Task description
Retype the run of lines that opens with the line containing "Give me the matplotlib source for this chart." and closes with the line containing "plt.rcParams['font.family'] = ['Liberation", exactly and inclusively, but skip the pictures.

(Figure scripts)
↓↓↓

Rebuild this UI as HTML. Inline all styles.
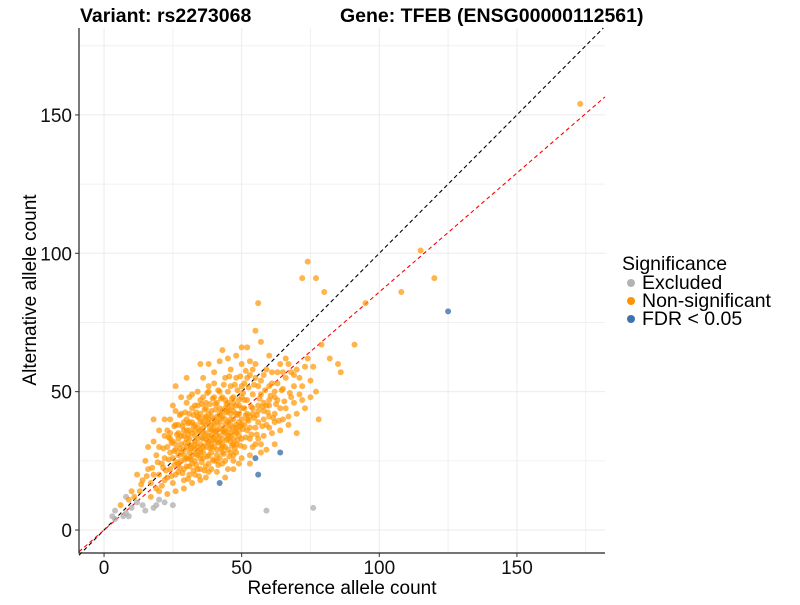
<!DOCTYPE html>
<html><head><meta charset="utf-8"><style>
body{margin:0;background:#fff;}
svg text{font-family:"Liberation Sans",Arial,sans-serif;}
</style></head><body>
<svg id="chart" width="800" height="600" xmlns="http://www.w3.org/2000/svg">
<rect width="800" height="600" fill="#fff"/>
<g id="grid"></g>
<g id="lines"></g>
<g id="pts"></g>
<g id="axes"></g>
<text x="80" y="22" font-size="19.5" font-weight="bold">Variant: rs2273068</text>
<text x="340" y="22" font-size="19.5" font-weight="bold">Gene: TFEB (ENSG00000112561)</text>
<text x="342" y="594" font-size="19" text-anchor="middle">Reference allele count</text>
<text transform="translate(36,290) rotate(-90)" font-size="19" text-anchor="middle">Alternative allele count</text>
<g>
<text x="622" y="270" font-size="19.5">Significance</text>
<g><circle cx="631" cy="283" r="4" fill="#b3b3b3"/><text x="642" y="289" font-size="19.5">Excluded</text></g>
<g><circle cx="631" cy="301" r="4" fill="#ff9400"/><text x="642" y="307" font-size="19.5">Non-significant</text></g>
<g><circle cx="631" cy="319" r="4" fill="#3f72ad"/><text x="642" y="325" font-size="19.5">FDR &lt; 0.05</text></g>
</g>
</svg>
<script>
const xTicks=[0,50,100,150];
const yTicks=[0,50,100,150];
const minorTicks=[25,75,125,175];
const xDomain=[-9.1,182];
const yDomain=[-8.3,181.4];
const redSlope=[0.86];
const excluded=[[3,5],[4,7],[7,5],[8,6],[9,5],[10,8],[12,10],[15,7],[18,8],[19,9],[22,10],[25,9],[59,7],[76,8],[8,12],[4,4],[20,11],[14,9]];
const fdr=[[42,17],[55,26],[56,20],[64,28],[125,79]];
const nonsig=[[173,154],[115,101],[120,91],[108,86],[95,82],[91,67],[72,91],[74,97],[77,91],[80,86],[56,82],[79,67],[82,62],[85,60],[86,57],[78,40],[70,42],[65,40],[60,45],[58,40],[62,50],[66,55],[70,58],[74,62],[76,59],[68,48],[72,52],[64,60],[60,63],[57,68],[55,72],[52,66],[50,60],[48,63],[46,58],[44,55],[42,61],[40,57],[38,52],[36,55],[34,50],[30,55],[28,48],[25,45],[22,40],[20,36],[18,32],[15,25],[12,20],[10,14],[14,18],[16,22],[19,27],[21,24],[23,30],[24,35],[26,38],[27,33],[29,36],[30,40],[31,31],[32,44],[33,38],[34,27],[35,42],[36,33],[37,46],[38,39],[39,30],[40,48],[41,36],[42,44],[43,28],[44,40],[45,50],[46,35],[47,46],[48,31],[49,42],[50,52],[51,38],[52,47],[53,33],[54,44],[55,55],[56,39],[57,49],[58,34],[59,45],[60,37],[61,53],[62,42],[63,47],[64,36],[65,51],[66,44],[67,38],[68,57],[69,46],[70,35],[71,49],[73,44],[75,54],[20,20],[22,18],[24,22],[25,26],[26,20],[27,24],[28,28],[29,22],[30,26],[31,20],[32,24],[33,29],[34,22],[35,26],[36,30],[37,23],[38,27],[39,34],[40,25],[41,29],[42,32],[43,36],[44,30],[45,33],[46,38],[47,27],[48,35],[49,39],[50,33],[51,44],[52,36],[53,41],[54,30],[55,37],[56,43],[57,31],[58,46],[59,38],[60,41],[61,35],[62,39],[30,33],[31,36],[32,30],[33,34],[34,37],[35,31],[36,39],[37,35],[38,42],[39,38],[40,33],[41,41],[42,37],[43,43],[44,35],[45,39],[46,42],[47,37],[48,45],[49,34],[50,40],[51,47],[52,42],[53,37],[54,49],[28,31],[29,34],[30,30],[31,28],[32,35],[33,32],[34,33],[35,36],[36,35],[37,38],[38,32],[39,36],[40,40],[41,34],[42,39],[43,33],[44,38],[45,43],[46,32],[47,40],[48,38],[49,47],[50,44],[22,26],[24,28],[25,32],[26,29],[27,27],[28,25],[29,29],[30,23],[31,33],[32,27],[33,25],[34,30],[35,28],[36,26],[37,30],[38,24],[39,28],[40,30],[41,27],[42,26],[43,31],[44,25],[45,29],[46,28],[47,33],[48,28],[17,17],[18,20],[19,15],[21,16],[23,19],[25,17],[27,21],[29,18],[31,23],[33,20],[35,22],[37,19],[39,22],[41,21],[43,24],[45,22],[47,25],[49,24],[51,30],[53,27],[55,31],[57,28],[20,30],[22,34],[24,40],[26,43],[28,42],[30,46],[32,49],[34,45],[36,48],[38,50],[40,53],[42,50],[44,47],[46,52],[48,55],[50,48],[52,55],[54,58],[56,52],[58,56],[60,52],[63,57],[66,62],[69,52],[72,47],[75,48],[77,50],[18,40],[16,30],[26,52],[35,60],[43,65],[45,62],[50,66],[53,61],[38,60],[31,48],[27,38],[23,36],[64,44],[67,41],[62,31],[59,29],[56,33],[53,24],[50,26],[47,22],[44,19],[41,25],[38,21],[35,18],[32,17],[29,15],[26,14],[23,13],[20,14],[17,12],[13,14],[11,12],[9,11],[6,9],
[30.5,34.5],[32.5,37.5],[34.5,35.5],[36.5,40.5],[38.5,36.5],[40.5,43.5],[42.5,40.5],[44.5,45.5],[46.5,44.5],[48.5,41.5],[31.5,29.5],[33.5,27.5],[35.5,33.5],[37.5,31.5],[39.5,32.5],[41.5,31.5],[43.5,35.5],[45.5,36.5],[47.5,35.5],[49.5,37.5],[29.5,31.5],[27.5,29.5],[25.5,28.5],[23.5,25.5],[21.5,22.5],[24.5,31.5],[26.5,34.5],[28.5,37.5],[30.5,38.5],[32.5,41.5],[34.5,40.5],[36.5,43.5],[38.5,45.5],[40.5,45.5],[42.5,47.5],[44.5,42.5],[46.5,47.5],[48.5,50.5],[50.5,49.5],[52.5,51.5],[54.5,52.5],[56.5,47.5],[58.5,50.5],[60.5,48.5],[62.5,45.5],[64.5,50.5],[51.5,41.5],[53.5,44.5],[55.5,41.5],[57.5,44.5],[59.5,42.5],[61.5,40.5],[63.5,39.5],[65.5,46.5],[67.5,49.5],[33.5,23.5],[35.5,24.5],[37.5,26.5],[39.5,25.5],[41.5,23.5],[43.5,27.5],[45.5,26.5],[47.5,29.5],[49.5,30.5],[51.5,33.5],[53.5,34.5],[55.5,34.5],[57.5,37.5],[25.5,23.5],[27.5,22.5],[29.5,25.5],[31.5,25.5],[28.5,20.5],[30.5,18.5],[32.5,21.5],[34.5,19.5],[36.5,21.5],[24.5,19.5],[22.5,21.5],[26.5,24.5],[38.5,29.5],[40.5,35.5],[42.5,29.5],[44.5,32.5],[46.5,30.5],[48.5,32.5],[50.5,36.5],[52.5,39.5],[54.5,40.5],[33.5,42.5],[35.5,45.5],[37.5,49.5],[39.5,47.5],[41.5,50.5],[43.5,52.5],[45.5,55.5],[47.5,52.5],[49.5,55.5],[51.5,57.5],[29.5,42.5],[27.5,41.5],[25.5,37.5],[23.5,33.5],[21.5,29.5],[19.5,24.5],[17.5,22.5],[15.5,19.5],[13.5,16.5],[24,33],[26,31],[28,34],[30,36],[32,39],[34,41],[36,37],[38,40],[40,38],[42,42],[44,44],[46,40],[48,42],[31,39],[33,36],[35,39],[37,41],[39,43],[41,39],[43,41],[45,46],[47,43],[49,45],[29,27],[31,26],[33,31],[35,29],[37,33],[39,31],[41,32],[43,30],[45,34],[47,31],[49,36],[27,35],[29,39],[31,42],[33,45],[35,47],[37,44],[39,41],[41,46],[43,48],[45,44],[47,48],[36,28],[38,34],[40,36],[42,34],[44,36],[46,34],[48,37],[50,38],[52,40],[54,42],[56,45],[58,43],[60,47],[62,48],[57,54],[59,58],[61,57],[55,60],[53,56],[51,53],[65,57],[67,60],[69,56],[71,55],[73,59],[63,53]];
const X0=79,X1=605,Y0=553,Y1=28;
function sx(v){return X0+(v-xDomain[0])/(xDomain[1]-xDomain[0])*(X1-X0);}
function sy(v){return Y0-(v-yDomain[0])/(yDomain[1]-yDomain[0])*(Y0-Y1);}
const NS='http://www.w3.org/2000/svg';
function mk(tag,attrs,parent){const e=document.createElementNS(NS,tag);for(const k in attrs)e.setAttribute(k,attrs[k]);parent.appendChild(e);return e;}
const grid=document.getElementById('grid');
minorTicks.forEach(t=>{
 if(t<xDomain[1]){const l=mk('line',{x1:sx(t),x2:sx(t),y1:Y1,y2:Y0,stroke:'#f0f0f0','stroke-width':1},grid);
 
 }
 if(t<yDomain[1]){const l2=mk('line',{x1:X0,x2:X1,y1:sy(t),y2:sy(t),stroke:'#f0f0f0','stroke-width':1},grid);
 
 }
});
const axes=document.getElementById('axes');
xTicks.forEach(t=>{
 const l=mk('line',{x1:sx(t),x2:sx(t),y1:Y1,y2:Y0,stroke:'#ebebeb','stroke-width':1},grid);
 
 
 const tk=mk('line',{x1:sx(t),x2:sx(t),y1:Y0,y2:Y0+4,stroke:'#333'},axes);
 
 
 const tx=mk('text',{x:sx(t),y:Y0+21,'font-size':19,'text-anchor':'middle',fill:'#111'},axes);
 tx.textContent=t;
 
 
});
yTicks.forEach(t=>{
 const l=mk('line',{x1:X0,x2:X1,y1:sy(t),y2:sy(t),stroke:'#ebebeb','stroke-width':1},grid);
 
 
 const tk=mk('line',{x1:X0-4,x2:X0,y1:sy(t),y2:sy(t),stroke:'#333'},axes);
 
 
 const tx=mk('text',{x:X0-7,y:sy(t)+7,'font-size':19,'text-anchor':'end',fill:'#111'},axes);
 tx.textContent=t;
 
 
});
const ax=mk('path',{d:`M${X0},${Y1}V${Y0}H${X1}`,fill:'none',stroke:'#222','stroke-width':1.2},axes);


const pts=document.getElementById('pts');
function draw(arr,color,op,name){arr.forEach(p=>{
 const c=mk('circle',{cx:sx(p[0]),cy:sy(p[1]),r:3,fill:color,'fill-opacity':op},pts);
 
 
});}
draw(excluded,'#b3b3b3',0.8,'point-excluded');
draw(nonsig,'#ff9400',0.7,'point-non-significant');
draw(fdr,'#3f72ad',0.8,'point-fdr');
const lines=document.getElementById('lines');
const lo=xDomain[0],hi=xDomain[1];
const bl=mk('line',{x1:sx(lo),y1:sy(lo),x2:sx(yDomain[1]),y2:sy(yDomain[1]),stroke:'#000','stroke-width':1.1,'stroke-dasharray':'4,3'},lines);


const rl=mk('line',{x1:sx(lo),y1:sy(lo*redSlope[0]),x2:sx(hi),y2:sy(hi*redSlope[0]),stroke:'#ff0000','stroke-width':1.1,'stroke-dasharray':'4,3'},lines);


</script>
</body></html>
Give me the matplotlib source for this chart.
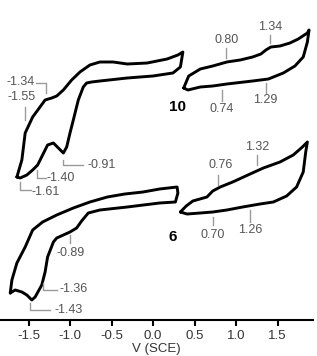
import matplotlib
matplotlib.use("Agg")
import matplotlib.pyplot as plt
import numpy as np

plt.rcParams['font.family'] = ['Liberation Sans', 'DejaVu Sans']

# ---- data: cyclic voltammograms (V vs SCE, current in arbitrary units, offset per trace)
# compound 10, cathodic scan (upper branch then lower branch)
v10a = [-1.64, -1.58, -1.54, -1.45, -1.37, -1.30, -1.22, -1.16, -1.08, -0.98, -0.88, -0.76, -0.64, -0.48,
        -0.31, -0.07, 0.17, 0.30, 0.36,
        0.33, 0.24, 0.00, -0.31, -0.64, -0.74, -0.80, -0.84, -0.90, -0.96, -1.00, -1.04, -1.08, -1.14,
        -1.20, -1.27, -1.33, -1.39, -1.45, -1.52, -1.60, -1.64]
i10a = [143, 160, 187, 203, 212, 220, 222, 224, 230, 240, 248, 255, 258, 258,
        256, 257, 261, 265, 268,
        253, 247, 244, 242, 239, 238, 237, 233, 220, 200, 187, 173, 167, 172,
        177, 175, 165, 155, 150, 145, 142, 143]
# compound 10, anodic scan
v10b = [0.37, 0.43, 0.57, 0.72, 0.89, 1.05, 1.20, 1.30, 1.36, 1.42, 1.53, 1.65, 1.75, 1.86, 1.88,
        1.86, 1.81, 1.71, 1.57, 1.39, 1.20, 0.89, 0.72, 0.57, 0.42, 0.37]
i10b = [232, 244, 251, 254, 258, 260, 263, 266, 270, 273, 274, 277, 281, 287, 290,
        278, 263, 254, 247, 241, 239, 236, 234, 233, 230, 232]
# compound 6, cathodic scan
v6a = [-1.72, -1.70, -1.64, -1.54, -1.45, -1.33, -1.16, -0.96, -0.76, -0.55, -0.34, -0.12, 0.08, 0.29,
       0.30, 0.27, 0.08, -0.31, -0.64, -0.78, -0.86, -0.92, -1.00, -1.08, -1.16, -1.20, -1.27, -1.30,
       -1.34, -1.42, -1.46, -1.52, -1.58, -1.66, -1.72]
i6a = [27, 40, 57, 73, 90, 98, 105, 112, 118, 123, 126, 128, 131, 133,
       127, 118, 117, 113, 110, 107, 99, 92, 88, 85, 82, 78, 63, 48,
       35, 23, 20, 25, 28, 30, 27]
# compound 6, anodic scan
v6b = [0.33, 0.40, 0.48, 0.65, 0.72, 0.81, 0.96, 1.17, 1.33, 1.53, 1.69, 1.80, 1.86,
       1.84, 1.81, 1.73, 1.61, 1.45, 1.29, 1.08, 0.89, 0.72, 0.57, 0.41, 0.33]
i6b = [108, 114, 119, 123, 129, 133, 138, 146, 152, 158, 165, 173, 178,
       168, 148, 133, 124, 118, 116, 113, 110, 108, 107, 106, 108]

xticks = [-1.5, -1.0, -0.5, 0.0, 0.5, 1.0, 1.5]
xticklabels = ["-1.5", "-1.0", "-0.5", "0.0", "0.5", "1.0", "1.5"]

peak_labels = ["-1.34", "-1.55", "-0.91", "-1.40", "-1.61", "0.80", "1.34", "0.74", "1.29",
               "-0.89", "-1.36", "-1.43", "0.76", "1.32", "0.70", "1.26"]
compound_labels = ["10", "6"]

fig = plt.figure(figsize=(3.17, 3.56), dpi=100)
ax = fig.add_axes([0, 36/356, 313/317, 320/356])

lw = 2.1
for v, i in [(v10a, i10a), (v10b, i10b), (v6a, i6a), (v6b, i6b)]:
    ax.plot(v, i, color='black', lw=lw, solid_joinstyle='round', solid_capstyle='round')

tc = '#555555'
lc = '#9a9a9a'
fs = 9

def leader(xs, ys):
    ax.plot(xs, ys, color=lc, lw=1.0)

# compound 10, left
leader([-1.41, -1.29, -1.29], [237, 237, 227])
ax.text(-1.42, 238, peak_labels[0], ha='right', va='center', fontsize=fs, color=tc)
ax.text(-1.42, 223, peak_labels[1], ha='right', va='center', fontsize=fs, color=tc)
leader([-1.54, -1.54], [213, 200])
leader([-1.08, -1.08, -0.84], [160, 155, 155])
ax.text(-0.79, 155, peak_labels[2], ha='left', va='center', fontsize=fs, color=tc)
leader([-1.40, -1.40, -1.29], [150, 142, 142])
ax.text(-1.28, 142, peak_labels[3], ha='left', va='center', fontsize=fs, color=tc)
leader([-1.60, -1.60, -1.47], [138, 130, 130])
ax.text(-1.46, 128, peak_labels[4], ha='left', va='center', fontsize=fs, color=tc)

# compound 10, right
leader([0.88, 0.88], [272, 262])
ax.text(0.89, 280, peak_labels[5], ha='center', va='center', fontsize=fs, color=tc)
leader([1.41, 1.41], [285, 277])
ax.text(1.41, 293, peak_labels[6], ha='center', va='center', fontsize=fs, color=tc)
leader([0.83, 0.83], [230, 219])
ax.text(0.83, 211, peak_labels[7], ha='center', va='center', fontsize=fs, color=tc)
leader([1.36, 1.36], [237, 227])
ax.text(1.35, 220, peak_labels[8], ha='center', va='center', fontsize=fs, color=tc)
ax.text(0.29, 213, compound_labels[0], ha='center', va='center', fontsize=11, fontweight='bold', color='black')

# compound 6, left
leader([-1.00, -1.00], [85, 77])
ax.text(-0.99, 67, peak_labels[9], ha='center', va='center', fontsize=fs, color=tc)
leader([-1.33, -1.33, -1.16], [37, 30, 30])
ax.text(-1.13, 31, peak_labels[10], ha='left', va='center', fontsize=fs, color=tc)
leader([-1.48, -1.48, -1.24], [17, 10, 10])
ax.text(-1.19, 10, peak_labels[11], ha='left', va='center', fontsize=fs, color=tc)

# compound 6, right
leader([0.78, 0.78], [145, 135])
ax.text(0.81, 155, peak_labels[12], ha='center', va='center', fontsize=fs, color=tc)
leader([1.25, 1.25], [165, 155])
ax.text(1.25, 173, peak_labels[13], ha='center', va='center', fontsize=fs, color=tc)
leader([0.72, 0.72], [103, 95])
ax.text(0.72, 85, peak_labels[14], ha='center', va='center', fontsize=fs, color=tc)
leader([1.17, 1.17], [110, 98])
ax.text(1.17, 90, peak_labels[15], ha='center', va='center', fontsize=fs, color=tc)
ax.text(0.24, 83, compound_labels[1], ha='center', va='center', fontsize=11, fontweight='bold', color='black')

ax.set_xlim(-153/83, 160/83)
ax.set_ylim(0, 320)
for s in ['left', 'right', 'top']:
    ax.spines[s].set_visible(False)
ax.spines['bottom'].set_linewidth(1.5)
ax.set_yticks([])
ax.set_xticks(xticks)
ax.set_xticklabels(xticklabels)
ax.tick_params(axis='x', direction='out', length=4, width=1.5, labelsize=9.5, labelcolor='#333333', pad=3)
ax.set_xlabel("V (SCE)", fontsize=9.5, color='#333333', labelpad=1)
ax.patch.set_alpha(0)

fig.savefig("out.png", dpi=100)
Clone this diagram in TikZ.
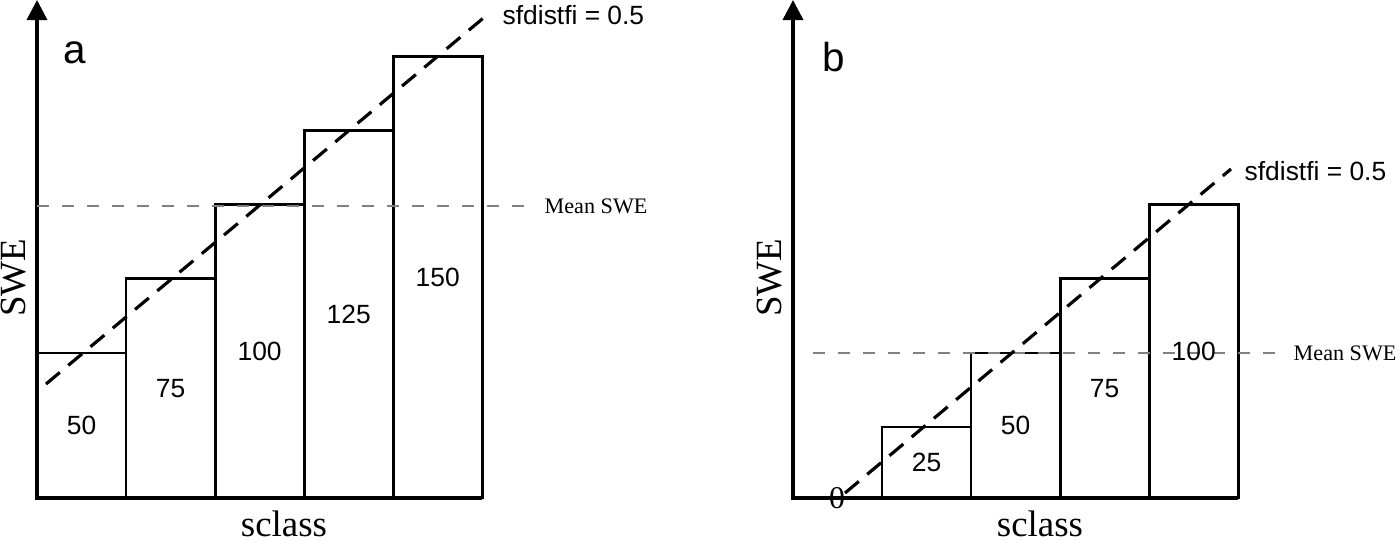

↑↑↑

Written solution
Give me the matplotlib source for this chart.
import matplotlib
matplotlib.use("Agg")
import matplotlib.pyplot as plt
import numpy as np

plt.rcParams['font.family'] = ['Liberation Sans', 'DejaVu Sans']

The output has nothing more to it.